After her mother was assaulted in a racist attack by state security officers, an activist and graffiti artist plans to burn down Cooks' Cottage with the help of a new friend.

A young man, reeling from the loss of his mother, searches for his family during riots and witnesses police brutality firsthand.

An Indigenous man living in the Northern Territory, where it is illegal for Aboriginal people to purchase alcohol, finds himself targeted by white police when he tries to buy a six-pack of beer.

==Production==
The film was produced by Mitchell Stanley and Toni Stowers of No Coincidence Media, with Mia Henry-Teirney of Marama Films.

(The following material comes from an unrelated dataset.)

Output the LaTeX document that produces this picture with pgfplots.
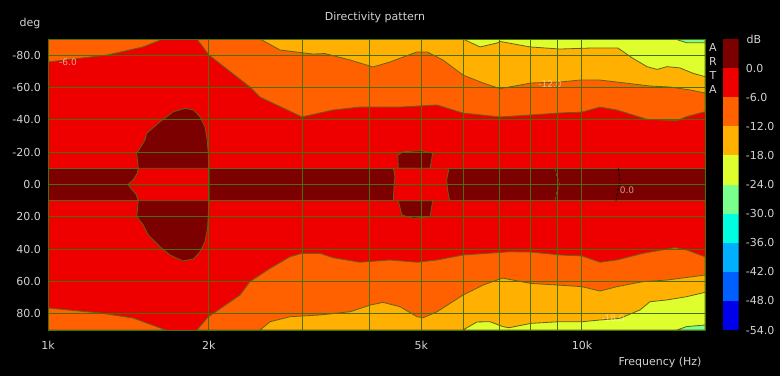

The chapters were directed by Beck Cole, Dena Curtis, Tracey Rigney, Danielle MacLean, Tim Worrall, Renae Maihi, Miki Magasiva, Mario Gaoa, Richard Curtis and Chantelle Burgoyne, and span a range of approaches including historical war drama, futuristic speculative fiction and animation.

==Release==
We Are Still Here premiered as the opening film of the 69th Sydney Film Festival, and had its North American premiere in the Contemporary World Cinema program at the 2022 Toronto International Film Festival on 10 September 2022.

==Reception==
Luke Buckmaster, writing in The Guardian, gave the film four stars out of five, calling it "elegantly constructed... unquestionably memorable and, at times, a thrilling achievement".

==Accolades==
We Are Still Here won the Dramatic Feature Award at the 2022 imagineNATIVE Film and Media Arts Festival.